You mentioned that you are doing your PhD in composition and you want to look into synesthesia. Can you tell us more?

I have a form of synesthesia that makes me hear sounds when I see things moving. Or even if I move my own limbs I experience a hearing sensation. It’s actually surprisingly common to hear sounds in our heads when we see things move, but we perhaps don’t notice it, because of how our brains are so used to hearing sounds that correspond to movements we’re watching, such as watching people talk. I’m really interested in exploring how I can incorporate hearing-motion synesthesia into my work by using visuals and lighting. I feel like visuals can become a part of music in a way, because they have rhythm. So even without sound, you can be experiencing what you see in a musical way. But usually, audiovisual art has everything happening in synchrony, which doesn’t leave room for your brain to interpret things synesthetically. So I want to explore how much I can encourage or induce hearing-motion synesthesia in people, so that people can experience movement as an important part of the music itself.

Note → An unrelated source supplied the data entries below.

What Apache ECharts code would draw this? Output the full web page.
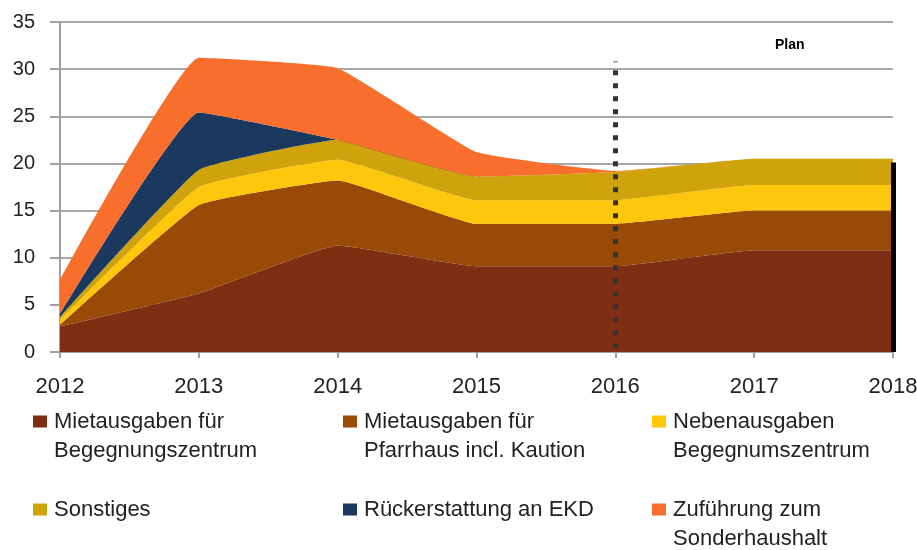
<!DOCTYPE html>
<html>
<head>
<meta charset="utf-8">
<title>Ausgaben 2012-2018</title>
<script src="https://cdn.jsdelivr.net/npm/echarts@6.0.0/dist/echarts.min.js"></script>
<style>
  html, body { margin: 0; padding: 0; background: #fff; }
  #chart { width: 917px; height: 550px; }
</style>
</head>
<body>
<div id="chart"></div>
<script>
// Jahre und Werte (gestapelt, von unten nach oben)
const years = ['2012', '2013', '2014', '2015', '2016', '2017', '2018']
const mieteZentrum = [2.7, 6.2, 11.3, 9.1, 9.1, 10.8, 10.8]
const mietePfarrhaus = [0.2, 9.4, 6.9, 4.5, 4.5, 4.2, 4.2]
const nebenkosten = [0.5, 1.9, 2.2, 2.5, 2.5, 2.7, 2.7]
const sonstiges = [0.3, 1.8, 2.1, 2.5, 3.0, 2.8, 2.8]
const rueckEKD = [0.3, 6.1, 0, 0, 0, 0, 0]
const sonderhaushalt = [3.6, 5.8, 7.6, 2.6, 0.1, 0, 0]
const yTicks = [0, 5, 10, 15, 20, 25, 30, 35]

const names = [
  'Mietausgaben für\nBegegnungszentrum',
  'Mietausgaben für\nPfarrhaus incl. Kaution',
  'Nebenausgaben\nBegegnumszentrum',
  'Sonstiges',
  'Rückerstattung an EKD',
  'Zuführung zum\nSonderhaushalt'
]
const colors = ['#7e2e13', '#994a07', '#ffc70b', '#cea30b', '#1b395f', '#f86f2d']
const values = [mieteZentrum, mietePfarrhaus, nebenkosten, sonstiges, rueckEKD, sonderhaushalt]

const font = 'Liberation Sans'
const chart = echarts.init(document.getElementById('chart'))

// Legendensymbol: Quadrat oben, damit es an der ersten Zeile steht
const twoLineIcon = 'path://M0,0H14V12H0Z M0,41H0.01V41.01H0Z'
const legendPos = [
  { left: 33, top: 407, two: true },
  { left: 343, top: 407, two: true },
  { left: 652, top: 407, two: true },
  { left: 33, top: 495, two: false },
  { left: 343, top: 495, two: false },
  { left: 652, top: 495, two: true }
]
const legends = names.map((n, i) => ({
  left: legendPos[i].left,
  top: legendPos[i].top,
  padding: 0,
  orient: 'vertical',
  selectedMode: false,
  itemWidth: 14,
  itemHeight: legendPos[i].two ? 41 : 12,
  icon: legendPos[i].two ? twoLineIcon : 'rect',
  data: [n],
  textStyle: {
    fontFamily: font,
    fontSize: 22,
    color: '#222',
    lineHeight: 29,
    padding: [0, 0, 0, 2]
  }
}))

const series = names.map((n, i) => ({
  name: n,
  type: 'line',
  stack: 'total',
  data: values[i],
  smooth: 0.1,
  symbol: 'none',
  lineStyle: { width: 0 },
  itemStyle: { color: colors[i] },
  areaStyle: { color: colors[i], opacity: 1 },
  emphasis: { disabled: true }
}))

// Plan-Grenze 2016 (Kreuzchen) und schwarzer Balken bei 2018
series[5].markLine = {
  silent: true,
  symbol: ['none', 'none'],
  label: { show: false },
  animation: false,
  data: [
    [
      { coord: ['2016', 0.4], lineStyle: { color: '#333', width: 5, type: [5, 8] } },
      { coord: ['2016', 30.8] }
    ],
    [
      { coord: ['2018', 0], lineStyle: { color: '#000', width: 5, type: 'solid' } },
      { coord: ['2018', 20.1] }
    ]
  ]
}

chart.setOption({
  animation: false,
  grid: { left: 60, right: 24, top: 22, bottom: 198, containLabel: false, outerBoundsMode: 'none' },
  legend: legends,
  xAxis: {
    type: 'category',
    data: years,
    boundaryGap: false,
    axisLine: { show: true, lineStyle: { color: '#a0a0a0', width: 2 } },
    axisTick: { show: true, length: 6, lineStyle: { color: '#a0a0a0', width: 2 } },
    axisLabel: { fontFamily: font, fontSize: 22, color: '#222', margin: 24 },
    splitLine: { show: false }
  },
  yAxis: {
    type: 'value',
    min: yTicks[0],
    max: yTicks[yTicks.length - 1],
    interval: 5,
    axisLine: { show: true, lineStyle: { color: '#a0a0a0', width: 2 } },
    axisTick: { show: true, length: 10, lineStyle: { color: '#a0a0a0', width: 2 } },
    axisLabel: { fontFamily: font, fontSize: 20, color: '#222', margin: 25 },
    splitLine: { show: true, lineStyle: { color: '#a8a8a8', width: 2 } }
  },
  graphic: [
    {
      type: 'text',
      left: 775,
      top: 38,
      style: { text: 'Plan', font: 'bold 14px "Liberation Sans"', fill: '#000' }
    }
  ],
  series: series
})
</script>
</body>
</html>
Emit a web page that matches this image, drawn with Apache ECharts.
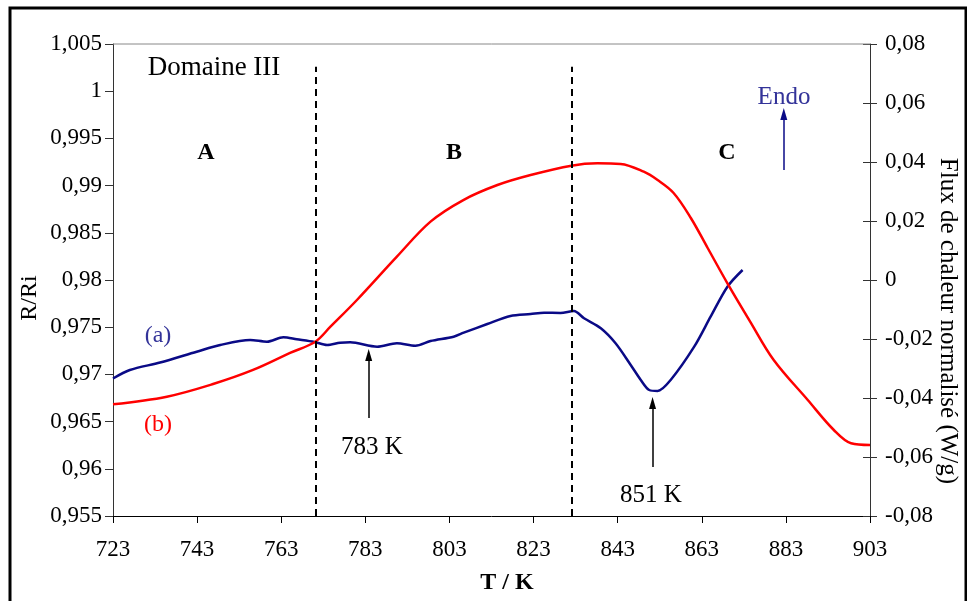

How has lockdown 4.0 been for you?

It’s been a pretty normal few days so far, but it was really disappointing for me to have two shows cancelled as part of Rising festival that was supposed to be underway! I was so excited to perform for Make It Up Club in an improv ensemble with Chris Abrahams from The Necks, who are probably the most influential band for me that I can think of. And I was going to play in Jonnine from HTRK’s band as well, who are another band I really looked up to since a long time ago. I was also so excited to go to a bunch of shows – The Necks and Chris Abrahams in particular! I just hope everything gets rescheduled – my heart goes out to all the other artists and organisers at Rising because of how much incredible work had to be cancelled and put on hold. Ultimately though I’m doing pretty fine and enjoying my downtime – shooting hoops in the backyard, making phở, cuddling my cat, doing boring things that involve my laptop, and feeling thankful I’ve got decent heating here and a beautiful view.